Supplied material -
* * *

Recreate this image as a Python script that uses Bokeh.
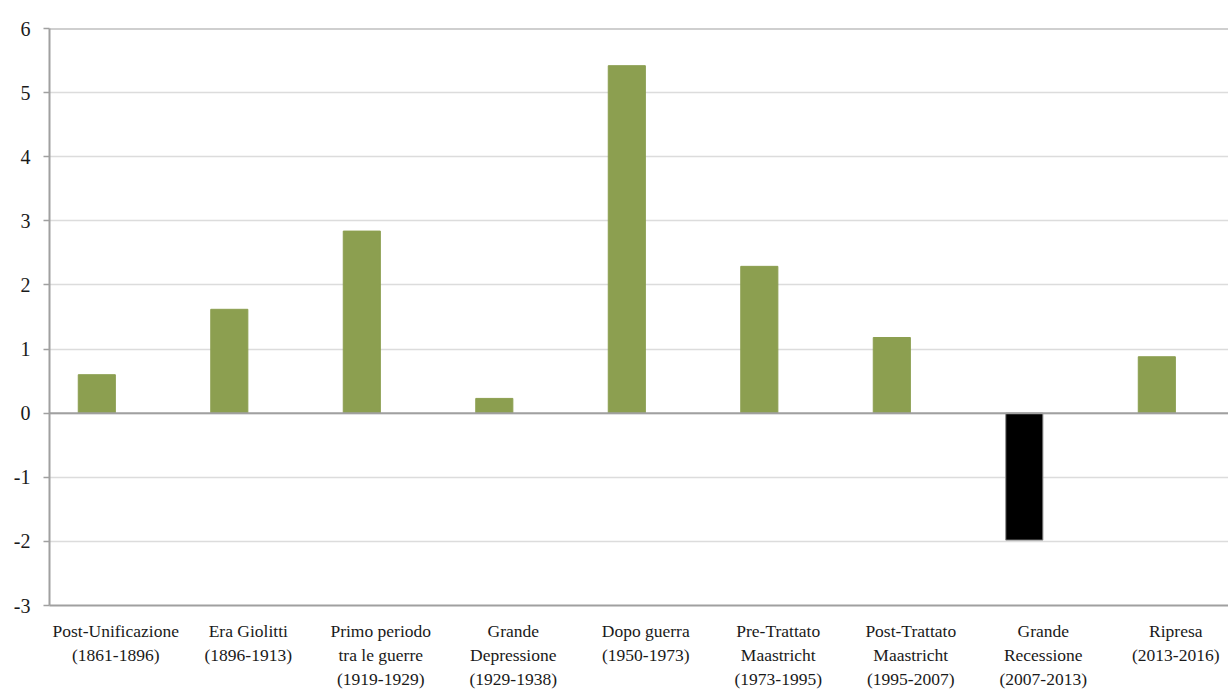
from bokeh.plotting import figure
from bokeh.models import Range1d, FixedTicker, Span, ColumnDataSource
from bokeh.embed import file_html
from bokeh.resources import INLINE

categories = [
    "Post-Unificazione\n(1861-1896)",
    "Era Giolitti\n(1896-1913)",
    "Primo periodo\ntra le guerre\n(1919-1929)",
    "Grande\nDepressione\n(1929-1938)",
    "Dopo guerra\n(1950-1973)",
    "Pre-Trattato\nMaastricht\n(1973-1995)",
    "Post-Trattato\nMaastricht\n(1995-2007)",
    "Grande\nRecessione\n(2007-2013)",
    "Ripresa\n(2013-2016)",
]
values = [0.60, 1.62, 2.84, 0.23, 5.42, 2.29, 1.18, -1.98, 0.88]
bar_colors = ["#8c9f50"] * 7 + ["#000000", "#8c9f50"]
y_ticks = [-3, -2, -1, 0, 1, 2, 3, 4, 5, 6]
y_tick_labels = ["-3", "-2", "-1", "0", "1", "2", "3", "4", "5", "6"]

FONT = "Liberation Serif"
idx = list(range(len(categories)))
offset = -0.143
src = ColumnDataSource(dict(x=[i + offset for i in idx], top=values, color=bar_colors,
                            line=["#8c9f50" if c != "#000000" else "#888888" for c in bar_colors]))

p = figure(width=1228, height=691, output_backend="svg", toolbar_location=None,
           x_range=Range1d(-0.5, 8.398), y_range=Range1d(-3, 6),
           min_border_left=49, min_border_right=0, min_border_top=28, min_border_bottom=86)
p.outline_line_color = None
p.background_fill_color = "white"
p.border_fill_color = "white"

p.vbar(x="x", top="top", bottom=0, width=0.28, source=src, fill_color="color",
       line_color="line", line_width=1)

# grid
p.xgrid.visible = False
p.ygrid.ticker = FixedTicker(ticks=y_ticks)
p.ygrid.grid_line_color = "#dcdcdc"
p.ygrid.grid_line_width = 1.5

for yv, w in [(0, 2), (6, 2)]:
    p.add_layout(Span(location=yv, dimension="width", line_color="#a0a0a0", line_width=w))

# y axis
p.yaxis.ticker = FixedTicker(ticks=y_ticks)
p.yaxis.major_label_overrides = {t: l for t, l in zip(y_ticks, y_tick_labels)}
p.yaxis.axis_line_color = "#a0a0a0"
p.yaxis.axis_line_width = 2
p.yaxis.major_tick_line_color = "#a0a0a0"
p.yaxis.major_tick_line_width = 1.5
p.yaxis.major_tick_in = 0
p.yaxis.major_tick_out = 6
p.yaxis.minor_tick_line_color = None
p.yaxis.major_label_standoff = 13
p.yaxis.major_label_text_font = FONT
p.yaxis.major_label_text_font_size = "20px"
p.yaxis.major_label_text_color = "#1a1a1a"

# x axis
p.xaxis.ticker = FixedTicker(ticks=idx)
p.xaxis.major_label_overrides = {i: c for i, c in zip(idx, categories)}
p.xaxis.axis_line_color = "#a0a0a0"
p.xaxis.axis_line_width = 2
p.xaxis.major_tick_line_color = None
p.xaxis.minor_tick_line_color = None
p.xaxis.major_label_standoff = 9
p.xaxis.major_label_text_font = FONT
p.xaxis.major_label_text_font_size = "17.5px"
p.xaxis.major_label_text_color = "#1a1a1a"
p.xaxis.major_label_text_line_height = 1.2

open("out.html", "w").write(file_html(p, INLINE))
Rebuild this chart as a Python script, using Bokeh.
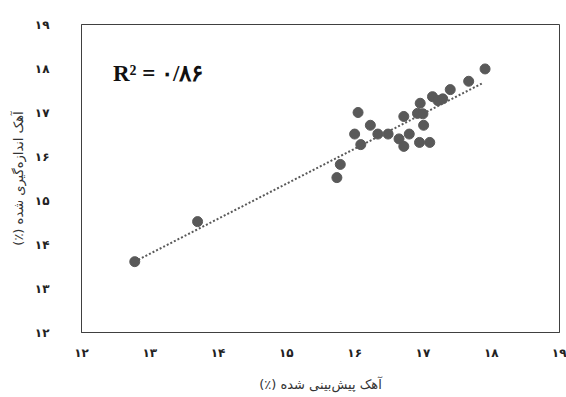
from bokeh.plotting import figure
from bokeh.models import FixedTicker, ColumnDataSource, Label, Range1d
from bokeh.embed import file_html
from bokeh.resources import INLINE

# Data
predicted = [12.78, 13.70, 15.74, 15.79, 16.00, 16.05, 16.09, 16.23, 16.34, 16.49,
             16.65, 16.72, 16.72, 16.80, 16.92, 17.00, 16.96, 17.01, 16.95, 17.10,
             17.14, 17.22, 17.29, 17.40, 17.67, 17.91]
measured = [13.61, 14.52, 15.52, 15.82, 16.51, 17.00, 16.27, 16.71, 16.51, 16.51,
            16.40, 16.91, 16.23, 16.51, 16.98, 16.97, 17.21, 16.71, 16.32, 16.32,
            17.36, 17.27, 17.31, 17.52, 17.71, 17.99]
trend_slope = 0.796
trend_intercept = 3.44
trend_x = [12.78, 17.88]
tick_values = [12, 13, 14, 15, 16, 17, 18, 19]
tick_labels = ["۱۲", "۱۳", "۱۴", "۱۵", "۱۶", "۱۷", "۱۸", "۱۹"]
r2_text = "R² = ۰/۸۶"
x_title = "آهک پیش‌بینی شده (٪)"
y_title = "آهک اندازه‌گیری شده (٪)"

RLM = "\u200f"

p = figure(width=566, height=396, output_backend="svg", toolbar_location=None,
           x_range=Range1d(12, 19), y_range=Range1d(12, 19),
           min_border_left=81, min_border_right=7, min_border_top=24, min_border_bottom=64)
p.background_fill_color = "white"
p.border_fill_color = "white"
p.outline_line_color = "#404040"
p.outline_line_width = 1
p.xgrid.visible = False
p.ygrid.visible = False

trend_y = [trend_slope * v + trend_intercept for v in trend_x]
p.line(trend_x, trend_y, line_color="#595959", line_width=2, line_dash="2 2")

src = ColumnDataSource(dict(x=predicted, y=measured))
p.scatter("x", "y", source=src, size=10, fill_color="#595959", line_color="#595959")

overrides = {v: l for v, l in zip(tick_values, tick_labels)}
for ax in (p.xaxis[0], p.yaxis[0]):
    ax.ticker = FixedTicker(ticks=tick_values)
    ax.major_label_overrides = overrides
    ax.major_tick_line_color = None
    ax.minor_tick_line_color = None
    ax.axis_line_color = "#404040"
    ax.axis_line_width = 1
    ax.major_label_text_font = "DejaVu Sans"
    ax.major_label_text_font_style = "bold"
    ax.major_label_text_font_size = "12px"
    ax.major_label_text_color = "#222222"
    ax.axis_label_text_font = "DejaVu Sans"
    ax.axis_label_text_font_style = "normal"
    ax.axis_label_text_font_size = "13px"
    ax.axis_label_text_color = "#333333"

p.xaxis.axis_label = RLM + x_title + RLM
p.yaxis.axis_label = RLM + y_title + RLM
p.xaxis.major_label_standoff = 7
p.xaxis.axis_label_standoff = 14
p.yaxis.major_label_standoff = 26
p.yaxis.axis_label_standoff = 6
p.yaxis.major_label_orientation = 0

lbl = Label(x=12.46, y=17.89, text=r2_text, text_font="Liberation Serif",
            text_font_style="bold", text_font_size="23px", text_color="#111111",
            text_baseline="middle")
p.add_layout(lbl)

open("out.html", "w").write(file_html(p, INLINE))
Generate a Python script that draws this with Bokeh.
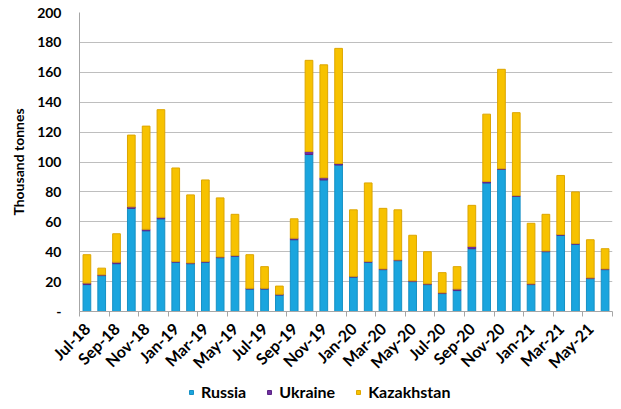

* * *

Challenge - Set the pictures aside and transcribe the data above exactly.

Task answer -
Recreate this image as a Python script that uses Bokeh.
from bokeh.plotting import figure
from bokeh.models import Range1d, FixedTicker, Span, ColumnDataSource
from bokeh.embed import file_html
from bokeh.resources import INLINE

categories = [
    "Post-Unificazione\n(1861-1896)",
    "Era Giolitti\n(1896-1913)",
    "Primo periodo\ntra le guerre\n(1919-1929)",
    "Grande\nDepressione\n(1929-1938)",
    "Dopo guerra\n(1950-1973)",
    "Pre-Trattato\nMaastricht\n(1973-1995)",
    "Post-Trattato\nMaastricht\n(1995-2007)",
    "Grande\nRecessione\n(2007-2013)",
    "Ripresa\n(2013-2016)",
]
values = [0.60, 1.62, 2.84, 0.23, 5.42, 2.29, 1.18, -1.98, 0.88]
bar_colors = ["#8c9f50"] * 7 + ["#000000", "#8c9f50"]
y_ticks = [-3, -2, -1, 0, 1, 2, 3, 4, 5, 6]
y_tick_labels = ["-3", "-2", "-1", "0", "1", "2", "3", "4", "5", "6"]

FONT = "Liberation Serif"
idx = list(range(len(categories)))
offset = -0.143
src = ColumnDataSource(dict(x=[i + offset for i in idx], top=values, color=bar_colors,
                            line=["#8c9f50" if c != "#000000" else "#888888" for c in bar_colors]))

p = figure(width=1228, height=691, output_backend="svg", toolbar_location=None,
           x_range=Range1d(-0.5, 8.398), y_range=Range1d(-3, 6),
           min_border_left=49, min_border_right=0, min_border_top=28, min_border_bottom=86)
p.outline_line_color = None
p.background_fill_color = "white"
p.border_fill_color = "white"

p.vbar(x="x", top="top", bottom=0, width=0.28, source=src, fill_color="color",
       line_color="line", line_width=1)

# grid
p.xgrid.visible = False
p.ygrid.ticker = FixedTicker(ticks=y_ticks)
p.ygrid.grid_line_color = "#dcdcdc"
p.ygrid.grid_line_width = 1.5

for yv, w in [(0, 2), (6, 2)]:
    p.add_layout(Span(location=yv, dimension="width", line_color="#a0a0a0", line_width=w))

# y axis
p.yaxis.ticker = FixedTicker(ticks=y_ticks)
p.yaxis.major_label_overrides = {t: l for t, l in zip(y_ticks, y_tick_labels)}
p.yaxis.axis_line_color = "#a0a0a0"
p.yaxis.axis_line_width = 2
p.yaxis.major_tick_line_color = "#a0a0a0"
p.yaxis.major_tick_line_width = 1.5
p.yaxis.major_tick_in = 0
p.yaxis.major_tick_out = 6
p.yaxis.minor_tick_line_color = None
p.yaxis.major_label_standoff = 13
p.yaxis.major_label_text_font = FONT
p.yaxis.major_label_text_font_size = "20px"
p.yaxis.major_label_text_color = "#1a1a1a"

# x axis
p.xaxis.ticker = FixedTicker(ticks=idx)
p.xaxis.major_label_overrides = {i: c for i, c in zip(idx, categories)}
p.xaxis.axis_line_color = "#a0a0a0"
p.xaxis.axis_line_width = 2
p.xaxis.major_tick_line_color = None
p.xaxis.minor_tick_line_color = None
p.xaxis.major_label_standoff = 9
p.xaxis.major_label_text_font = FONT
p.xaxis.major_label_text_font_size = "17.5px"
p.xaxis.major_label_text_color = "#1a1a1a"
p.xaxis.major_label_text_line_height = 1.2

open("out.html", "w").write(file_html(p, INLINE))
Rebuild this chart as a Python script, using Bokeh.
from bokeh.plotting import figure
from bokeh.models import FixedTicker, ColumnDataSource, Label, Range1d
from bokeh.embed import file_html
from bokeh.resources import INLINE

# Data
predicted = [12.78, 13.70, 15.74, 15.79, 16.00, 16.05, 16.09, 16.23, 16.34, 16.49,
             16.65, 16.72, 16.72, 16.80, 16.92, 17.00, 16.96, 17.01, 16.95, 17.10,
             17.14, 17.22, 17.29, 17.40, 17.67, 17.91]
measured = [13.61, 14.52, 15.52, 15.82, 16.51, 17.00, 16.27, 16.71, 16.51, 16.51,
            16.40, 16.91, 16.23, 16.51, 16.98, 16.97, 17.21, 16.71, 16.32, 16.32,
            17.36, 17.27, 17.31, 17.52, 17.71, 17.99]
trend_slope = 0.796
trend_intercept = 3.44
trend_x = [12.78, 17.88]
tick_values = [12, 13, 14, 15, 16, 17, 18, 19]
tick_labels = ["۱۲", "۱۳", "۱۴", "۱۵", "۱۶", "۱۷", "۱۸", "۱۹"]
r2_text = "R² = ۰/۸۶"
x_title = "آهک پیش‌بینی شده (٪)"
y_title = "آهک اندازه‌گیری شده (٪)"

RLM = "\u200f"

p = figure(width=566, height=396, output_backend="svg", toolbar_location=None,
           x_range=Range1d(12, 19), y_range=Range1d(12, 19),
           min_border_left=81, min_border_right=7, min_border_top=24, min_border_bottom=64)
p.background_fill_color = "white"
p.border_fill_color = "white"
p.outline_line_color = "#404040"
p.outline_line_width = 1
p.xgrid.visible = False
p.ygrid.visible = False

trend_y = [trend_slope * v + trend_intercept for v in trend_x]
p.line(trend_x, trend_y, line_color="#595959", line_width=2, line_dash="2 2")

src = ColumnDataSource(dict(x=predicted, y=measured))
p.scatter("x", "y", source=src, size=10, fill_color="#595959", line_color="#595959")

overrides = {v: l for v, l in zip(tick_values, tick_labels)}
for ax in (p.xaxis[0], p.yaxis[0]):
    ax.ticker = FixedTicker(ticks=tick_values)
    ax.major_label_overrides = overrides
    ax.major_tick_line_color = None
    ax.minor_tick_line_color = None
    ax.axis_line_color = "#404040"
    ax.axis_line_width = 1
    ax.major_label_text_font = "DejaVu Sans"
    ax.major_label_text_font_style = "bold"
    ax.major_label_text_font_size = "12px"
    ax.major_label_text_color = "#222222"
    ax.axis_label_text_font = "DejaVu Sans"
    ax.axis_label_text_font_style = "normal"
    ax.axis_label_text_font_size = "13px"
    ax.axis_label_text_color = "#333333"

p.xaxis.axis_label = RLM + x_title + RLM
p.yaxis.axis_label = RLM + y_title + RLM
p.xaxis.major_label_standoff = 7
p.xaxis.axis_label_standoff = 14
p.yaxis.major_label_standoff = 26
p.yaxis.axis_label_standoff = 6
p.yaxis.major_label_orientation = 0

lbl = Label(x=12.46, y=17.89, text=r2_text, text_font="Liberation Serif",
            text_font_style="bold", text_font_size="23px", text_color="#111111",
            text_baseline="middle")
p.add_layout(lbl)

open("out.html", "w").write(file_html(p, INLINE))
Generate a Python script that draws this with Bokeh.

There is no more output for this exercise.